-------- Source data --------
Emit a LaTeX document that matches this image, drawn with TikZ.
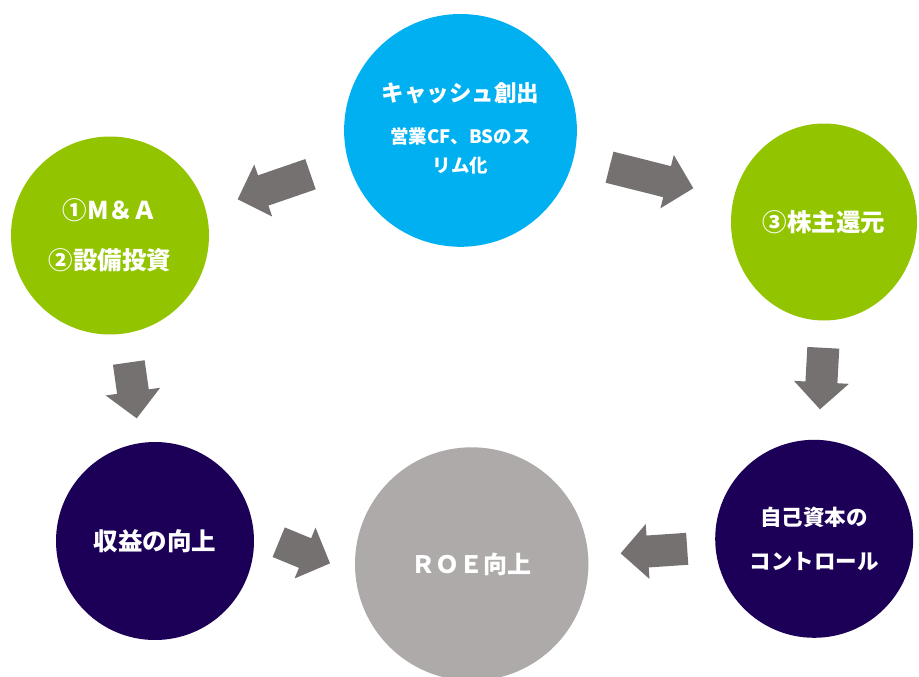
\documentclass[tikz,border=0pt]{standalone}
\usepackage{fontspec}
\newfontfamily\cjk{Noto Sans CJK JP}
\usetikzlibrary{shapes.geometric}
\definecolor{cyanc}{HTML}{00B0F0}
\definecolor{greenc}{HTML}{92C400}
\definecolor{navyc}{HTML}{1C0058}
\definecolor{grayc}{HTML}{AEAAAA}
\definecolor{arrowc}{HTML}{767171}
\begin{document}
\begin{tikzpicture}[x=1pt,y=-1pt,
  bubble/.style={circle, inner sep=0pt, text=white, align=center},
  lbl/.style={text=white, inner sep=0pt, align=center},
  pics/blockarrow/.style={code={
    \fill[arrowc] (0,-16) -- ({#1-27},-16) -- ({#1-27},-27.5) -- (#1,0)
      -- ({#1-27},27.5) -- ({#1-27},16) -- (0,16) -- cycle;}}]
\clip (0,0) rectangle (919,677);
\fill[white] (0,0) rectangle (919,677);

% circles
\node[bubble, fill=cyanc, minimum size=232.8pt] (cash) at (460.5,130.4) {};
\node[lbl, font=\cjk\bfseries\fontsize{22.5}{22.5}\selectfont] (cashT) at (460.5,93.3) {キャッシュ創出};
\node[lbl, font=\cjk\bfseries\fontsize{18.5}{29}\selectfont] (cashS) at (460.5,151.2) {営業CF、BSのス\\リム化};

\node[bubble, fill=greenc, minimum size=198pt,
  font=\cjk\bfseries\fontsize{24.5}{50}\selectfont] (inv) at (110,235.5) {①M＆Ａ\\②設備投資};

\node[ellipse, fill=greenc, minimum width=186pt, minimum height=197pt, inner sep=0pt,
  text=white, font=\cjk\bfseries\fontsize{24.5}{24.5}\selectfont] (ret) at (824,222) {③株主還元};

\node[bubble, fill=navyc, minimum size=198pt,
  font=\cjk\bfseries\fontsize{24.5}{24.5}\selectfont] (prof) at (155,541) {収益の向上};

\node[bubble, fill=grayc, minimum size=233.4pt,
  font=\cjk\bfseries\fontsize{24}{24}\selectfont] (roe) at (471.7,564) {ＲＯＥ向上};

\node[bubble, fill=navyc, minimum size=198pt,
  font=\cjk\bfseries\fontsize{21.5}{43.3}\selectfont] (eq) at (814.2,538.8) {自己資本の\\コントロール};

% block arrows
\pic[rotate=199] at (310.5,174.2) {blockarrow=77};
\pic[rotate=-14.1] at (609.5,167.2) {blockarrow=86.4};
\pic[rotate=-81.9] at (128.8,362.5) {blockarrow=56.4};
\pic[rotate=-22.4] at (278.7,542.2) {blockarrow=55.5};
\pic[rotate=-93.1] at (823.3,347.8) {blockarrow=61.6};
\pic[rotate=183.9] at (687.2,548.8) {blockarrow=66.7};
\end{tikzpicture}
\end{document}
--------
__Task to complete__. Repeat the material verbatim. Do not carry over any picture.

__Answer to the task__.
Emit a LaTeX document that matches this image, drawn with TikZ.
\documentclass[tikz,border=0pt]{standalone}
\usepackage{fontspec}
\newfontfamily\cjk{Noto Sans CJK JP}
\usetikzlibrary{shapes.geometric}
\definecolor{cyanc}{HTML}{00B0F0}
\definecolor{greenc}{HTML}{92C400}
\definecolor{navyc}{HTML}{1C0058}
\definecolor{grayc}{HTML}{AEAAAA}
\definecolor{arrowc}{HTML}{767171}
\begin{document}
\begin{tikzpicture}[x=1pt,y=-1pt,
  bubble/.style={circle, inner sep=0pt, text=white, align=center},
  lbl/.style={text=white, inner sep=0pt, align=center},
  pics/blockarrow/.style={code={
    \fill[arrowc] (0,-16) -- ({#1-27},-16) -- ({#1-27},-27.5) -- (#1,0)
      -- ({#1-27},27.5) -- ({#1-27},16) -- (0,16) -- cycle;}}]
\clip (0,0) rectangle (919,677);
\fill[white] (0,0) rectangle (919,677);

% circles
\node[bubble, fill=cyanc, minimum size=232.8pt] (cash) at (460.5,130.4) {};
\node[lbl, font=\cjk\bfseries\fontsize{22.5}{22.5}\selectfont] (cashT) at (460.5,93.3) {キャッシュ創出};
\node[lbl, font=\cjk\bfseries\fontsize{18.5}{29}\selectfont] (cashS) at (460.5,151.2) {営業CF、BSのス\\リム化};

\node[bubble, fill=greenc, minimum size=198pt,
  font=\cjk\bfseries\fontsize{24.5}{50}\selectfont] (inv) at (110,235.5) {①M＆Ａ\\②設備投資};

\node[ellipse, fill=greenc, minimum width=186pt, minimum height=197pt, inner sep=0pt,
  text=white, font=\cjk\bfseries\fontsize{24.5}{24.5}\selectfont] (ret) at (824,222) {③株主還元};

\node[bubble, fill=navyc, minimum size=198pt,
  font=\cjk\bfseries\fontsize{24.5}{24.5}\selectfont] (prof) at (155,541) {収益の向上};

\node[bubble, fill=grayc, minimum size=233.4pt,
  font=\cjk\bfseries\fontsize{24}{24}\selectfont] (roe) at (471.7,564) {ＲＯＥ向上};

\node[bubble, fill=navyc, minimum size=198pt,
  font=\cjk\bfseries\fontsize{21.5}{43.3}\selectfont] (eq) at (814.2,538.8) {自己資本の\\コントロール};

% block arrows
\pic[rotate=199] at (310.5,174.2) {blockarrow=77};
\pic[rotate=-14.1] at (609.5,167.2) {blockarrow=86.4};
\pic[rotate=-81.9] at (128.8,362.5) {blockarrow=56.4};
\pic[rotate=-22.4] at (278.7,542.2) {blockarrow=55.5};
\pic[rotate=-93.1] at (823.3,347.8) {blockarrow=61.6};
\pic[rotate=183.9] at (687.2,548.8) {blockarrow=66.7};
\end{tikzpicture}
\end{document}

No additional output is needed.